York & Albany, Camden. Pizza.
My speech-recognition dictation is sometimes not to be trusted. Having asked my secretary to die and rise again, I am wary of sending emails without triple checking. She duly did diarise again and we’ve never repeated that rather ambitious request.
Some still get through the net though. York anal bunny was one such.
It’s part of the Ramsay empire. What a woeful, corporate, soulless website it is. How unexpected.
And on that website, a picture of the restaurant area at the back, which gives you no idea about how this place actually feels and another of the bar which looks like it’s another place altogether. And there’s a bizarre, worrying deep red basement restaurant area, which looks like nothing like the cool, muted, understated upstairs. I have no idea what goes on there.
And as you walk into the converted former pub, on the ground floor, they appear to have retained the original bar, but this isn’t a pub. There are oversized and extremely tall armchairs dotted about, large, elegant windows, scrubbed wooden floors and decent lighting; gastropub-luxe. It’s the ideal place for a casual, gossipy, light dinner, ending in wrenching, soul-baring openness. Or maybe that’s just me.
We didn’t want to sit where we’d been allocated (quiet, now) and were given three choices. One looked poky, one was right next to the live music area and one looked very comfortable and private but we were told that would have to move from that one after an hour, because it had been booked. We chose the comfortable one, hoping for a no-show.
Live music? How had I missed that? Two words which send a shard of ice into my soul. I don’t even like background music, for pity’s sake, what was I going to do with live?
So me and my oldest friend, L, settled down for what we thought might turn out to be a fairly brief evening of
therapy catching up.
And we looked at the menu. The restaurant has a totally different menu and I warn you now, this is mostly about pizza. Because really, when you see a two pizzas for £15 deal, you’re going to order it. Or them. Obviously, we had to order a starter as well. Salt and pepper squid with chilli and lime. We hunted for the chilli. I’d have liked some. But it was tasty enough and crisp and really, we were too busy gassing to notice. And we’d made serious inroads into the St Aubain.
And the pizzas were fine. Wood-fired, competent. Not the best I’ve ever had but certainly passable. Thin crust, chewy in the middle. Standard toppings.
I asked for chilli oil, for I am rather keen on the heat. Some murky oil was brought, without any discernible heat in it, in a dish. A dish. What were they thinking? It needs a bottle.
I was obviously wearing my *disappointed face* at this point, because the lovely waitress went away and came back with a plateful of chopped chillies. Result. Not quite the one I’d wanted, but they tried.
And then the music started.

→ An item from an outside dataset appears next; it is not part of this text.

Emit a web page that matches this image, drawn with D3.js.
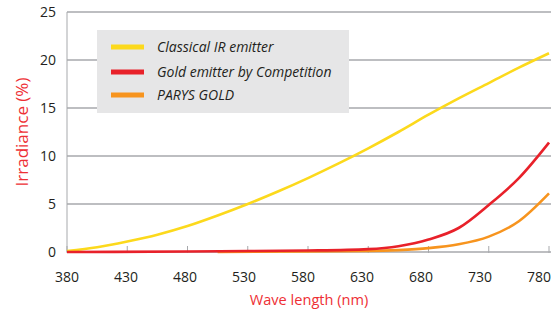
<!DOCTYPE html>
<html>
<head>
<meta charset="utf-8">
<script src="https://cdn.jsdelivr.net/npm/d3@7"></script>
<style>
  body { margin: 0; background: #fff; }
  svg { display: block; font-family: "Open Sans", "DejaVu Sans", sans-serif; }
</style>
</head>
<body>
<svg id="chart" width="557" height="312"></svg>
<script>
// data
const classicalWl = [380, 405, 430, 455, 480, 505, 530, 555, 580, 605, 630, 655, 680, 705, 730, 755, 780];
const classicalVal = [0.1, 0.5, 1.1, 1.8, 2.7, 3.8, 5.0, 6.3, 7.7, 9.2, 10.8, 12.5, 14.3, 16.0, 17.6, 19.2, 20.7];
const goldWl = [380, 480, 530, 580, 630, 655, 680, 705, 730, 755, 780];
const goldVal = [0, 0.05, 0.1, 0.15, 0.3, 0.6, 1.3, 2.5, 4.9, 7.7, 11.4];
const parysWl = [505, 580, 630, 655, 680, 705, 730, 755, 780];
const parysVal = [0, 0.05, 0.1, 0.2, 0.4, 0.8, 1.6, 3.2, 6.1];
const xTicks = [380, 430, 480, 530, 580, 630, 680, 730, 780];
const yTicks = [0, 5, 10, 15, 20, 25];
const seriesNames = ["Classical IR emitter", "Gold emitter by Competition", "PARYS GOLD"];
const seriesColors = ["#fcd91c", "#e8212a", "#f7941e"];

const svg = d3.select("#chart");
const grey = "#a7a9ac";

let x = d3.scaleLinear().domain([380, 780]).range([67, 549]);
let y = d3.scaleLinear().domain([0, 25]).range([252, 12]);
// the tick labels in the original sit on a slightly tighter spacing than the ticks
let xLabel = d3.scalePoint().domain(xTicks).range([67, 539]);

// horizontal grid
svg.append("g")
  .selectAll("line")
  .data(yTicks.slice(1))
  .enter().append("line")
    .attr("x1", x(380)).attr("x2", 551)
    .attr("y1", d => y(d)).attr("y2", d => y(d))
    .attr("stroke", grey).attr("stroke-width", 1.6);

// left axis line
svg.append("line")
  .attr("x1", x(380)).attr("x2", x(380))
  .attr("y1", y(25)).attr("y2", y(0))
  .attr("stroke", grey).attr("stroke-width", 1);

// x axis baseline + ticks
svg.append("line")
  .attr("x1", x(380)).attr("x2", 551)
  .attr("y1", y(0)).attr("y2", y(0))
  .attr("stroke", grey).attr("stroke-width", 1.6);
svg.append("g")
  .selectAll("line")
  .data(xTicks)
  .enter().append("line")
    .attr("x1", d => x(d)).attr("x2", d => x(d))
    .attr("y1", y(0) - 6).attr("y2", y(0) + 1)
    .attr("stroke", grey).attr("stroke-width", 1);

// tick labels
svg.append("g")
  .selectAll("text")
  .data(yTicks)
  .enter().append("text")
    .attr("x", 56).attr("y", d => y(d))
    .attr("dy", "0.36em")
    .attr("text-anchor", "end")
    .attr("font-size", 14).attr("fill", "#231f20")
    .text(d => d);
svg.append("g")
  .selectAll("text")
  .data(xTicks)
  .enter().append("text")
    .attr("x", d => xLabel(d)).attr("y", 282)
    .attr("text-anchor", "middle")
    .attr("font-size", 14).attr("fill", "#231f20")
    .text(d => d);

// axis titles
svg.append("text")
  .attr("transform", "translate(28,132) rotate(-90)")
  .attr("text-anchor", "middle")
  .attr("font-size", 17).attr("fill", "#ee2f35")
  .text("Irradiance (%)");
svg.append("text")
  .attr("x", 309).attr("y", 305)
  .attr("text-anchor", "middle")
  .attr("font-size", 14.6).attr("fill", "#ee2f35")
  .text("Wave length (nm)");

// legend
svg.append("rect")
  .attr("x", 97).attr("y", 30)
  .attr("width", 252).attr("height", 83)
  .attr("fill", "#e6e6e7");
const legend = svg.append("g")
  .selectAll("g")
  .data(seriesNames)
  .enter().append("g")
    .attr("transform", (d, i) => "translate(0," + [47, 72, 95][i] + ")");
legend.append("line")
  .attr("x1", 111).attr("x2", 144)
  .attr("stroke", (d, i) => seriesColors[i]).attr("stroke-width", 5);
legend.append("text")
  .attr("x", 157).attr("dy", "0.35em")
  .attr("font-size", 14).attr("font-style", "italic").attr("fill", "#231f20")
  .text(d => d);

// curves
const line = d3.line()
  .x(d => x(d[0]))
  .y(d => y(d[1]))
  .curve(d3.curveMonotoneX);

const series = [
  d3.zip(classicalWl, classicalVal),
  d3.zip(goldWl, goldVal),
  d3.zip(parysWl, parysVal)
];
[0, 2, 1].forEach(i => {
  svg.append("path")
    .attr("d", line(series[i]))
    .attr("fill", "none")
    .attr("stroke", seriesColors[i])
    .attr("stroke-width", 2.6);
});
</script>
</body>
</html>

Maybe it was the fact that I was with L, in whose presence any moodiness immediately evaporates, or maybe it that it was just quite good, but I actually found myself enjoying it. There. I’ve said it. I know you’ll look at me differently now, but the Soul classics and soft 80s standards, went down a treat. Like the food. I think we may have even made a request, though I may have made that up.
We were duly moved to another table but we didn’t care. We’d had pizza, we’d had major gossip and we’d had wine. I did my best to try and dissuade L from covering every surface of her new, Victorian house in lace, but I’m not sure I succeeded. She’d asked her decorator husband what colour he’d like to paint the living room. Brown. Not some nice Farrow & Ball tasteful quirky brown, mind you. Just dark brown. Nice. Maybe she can cover it in lace.
And do you know, they do this wine/pizza combo every Tuesday. You might find me there.